◆ PROBLEM DETAILS ◆
Copy out the data exactly, leaving the pictures behind.

=======

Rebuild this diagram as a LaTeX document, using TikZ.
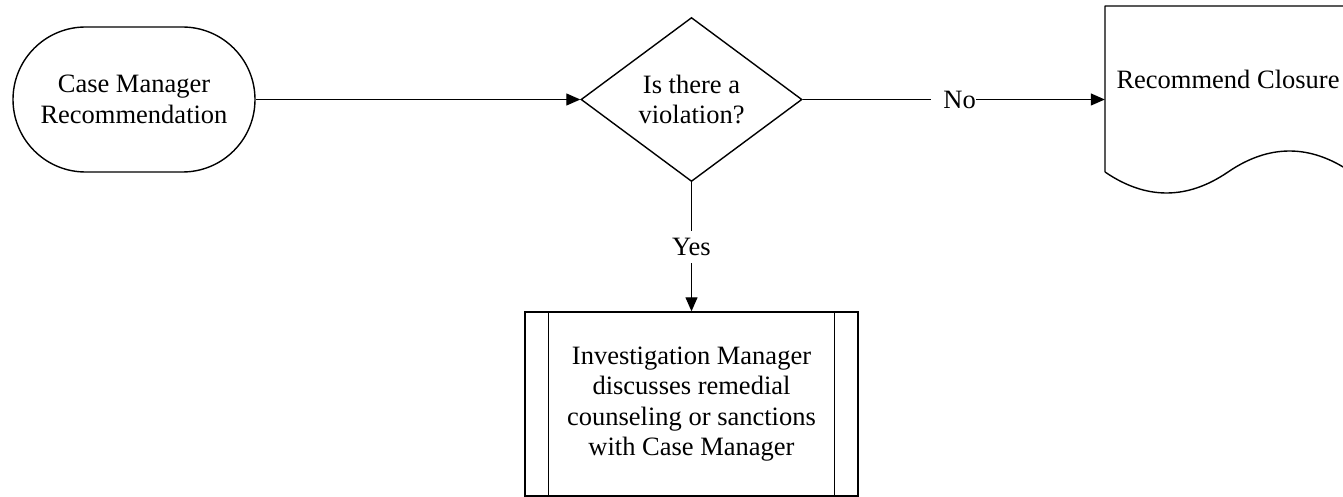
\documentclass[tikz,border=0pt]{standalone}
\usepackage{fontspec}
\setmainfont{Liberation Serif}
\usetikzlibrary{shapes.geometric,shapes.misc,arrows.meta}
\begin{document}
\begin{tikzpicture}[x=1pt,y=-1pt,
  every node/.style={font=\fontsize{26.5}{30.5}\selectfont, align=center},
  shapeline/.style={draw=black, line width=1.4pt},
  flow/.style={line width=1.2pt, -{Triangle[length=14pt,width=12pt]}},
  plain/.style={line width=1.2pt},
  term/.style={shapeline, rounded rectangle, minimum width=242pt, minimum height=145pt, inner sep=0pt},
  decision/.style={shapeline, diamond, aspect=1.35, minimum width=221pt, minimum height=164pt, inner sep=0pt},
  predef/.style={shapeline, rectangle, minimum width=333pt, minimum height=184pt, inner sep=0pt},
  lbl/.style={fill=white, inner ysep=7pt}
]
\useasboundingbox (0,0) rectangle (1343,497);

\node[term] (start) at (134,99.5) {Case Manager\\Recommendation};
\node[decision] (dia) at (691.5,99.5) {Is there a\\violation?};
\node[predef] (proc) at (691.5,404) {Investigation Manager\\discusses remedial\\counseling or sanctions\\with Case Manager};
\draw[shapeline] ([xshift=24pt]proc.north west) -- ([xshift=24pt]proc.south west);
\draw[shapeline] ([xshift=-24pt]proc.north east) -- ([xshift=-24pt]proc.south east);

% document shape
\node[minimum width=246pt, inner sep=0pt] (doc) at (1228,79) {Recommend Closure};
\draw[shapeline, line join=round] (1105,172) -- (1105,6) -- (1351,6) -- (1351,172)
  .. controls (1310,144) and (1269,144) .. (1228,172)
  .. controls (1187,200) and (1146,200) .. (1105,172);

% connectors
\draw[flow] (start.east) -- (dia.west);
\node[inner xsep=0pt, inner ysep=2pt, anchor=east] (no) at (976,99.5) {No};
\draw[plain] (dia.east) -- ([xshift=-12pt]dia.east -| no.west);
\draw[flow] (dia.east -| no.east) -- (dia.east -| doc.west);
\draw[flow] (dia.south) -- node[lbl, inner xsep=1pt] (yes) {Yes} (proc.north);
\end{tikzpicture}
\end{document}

=======

◆ SOLVED PROBLEM ◆
Rebuild this diagram as a LaTeX document, using TikZ.
\documentclass[tikz,border=0pt]{standalone}
\usepackage{fontspec}
\setmainfont{Liberation Serif}
\usetikzlibrary{shapes.geometric,shapes.misc,arrows.meta}
\begin{document}
\begin{tikzpicture}[x=1pt,y=-1pt,
  every node/.style={font=\fontsize{26.5}{30.5}\selectfont, align=center},
  shapeline/.style={draw=black, line width=1.4pt},
  flow/.style={line width=1.2pt, -{Triangle[length=14pt,width=12pt]}},
  plain/.style={line width=1.2pt},
  term/.style={shapeline, rounded rectangle, minimum width=242pt, minimum height=145pt, inner sep=0pt},
  decision/.style={shapeline, diamond, aspect=1.35, minimum width=221pt, minimum height=164pt, inner sep=0pt},
  predef/.style={shapeline, rectangle, minimum width=333pt, minimum height=184pt, inner sep=0pt},
  lbl/.style={fill=white, inner ysep=7pt}
]
\useasboundingbox (0,0) rectangle (1343,497);

\node[term] (start) at (134,99.5) {Case Manager\\Recommendation};
\node[decision] (dia) at (691.5,99.5) {Is there a\\violation?};
\node[predef] (proc) at (691.5,404) {Investigation Manager\\discusses remedial\\counseling or sanctions\\with Case Manager};
\draw[shapeline] ([xshift=24pt]proc.north west) -- ([xshift=24pt]proc.south west);
\draw[shapeline] ([xshift=-24pt]proc.north east) -- ([xshift=-24pt]proc.south east);

% document shape
\node[minimum width=246pt, inner sep=0pt] (doc) at (1228,79) {Recommend Closure};
\draw[shapeline, line join=round] (1105,172) -- (1105,6) -- (1351,6) -- (1351,172)
  .. controls (1310,144) and (1269,144) .. (1228,172)
  .. controls (1187,200) and (1146,200) .. (1105,172);

% connectors
\draw[flow] (start.east) -- (dia.west);
\node[inner xsep=0pt, inner ysep=2pt, anchor=east] (no) at (976,99.5) {No};
\draw[plain] (dia.east) -- ([xshift=-12pt]dia.east -| no.west);
\draw[flow] (dia.east -| no.east) -- (dia.east -| doc.west);
\draw[flow] (dia.south) -- node[lbl, inner xsep=1pt] (yes) {Yes} (proc.north);
\end{tikzpicture}
\end{document}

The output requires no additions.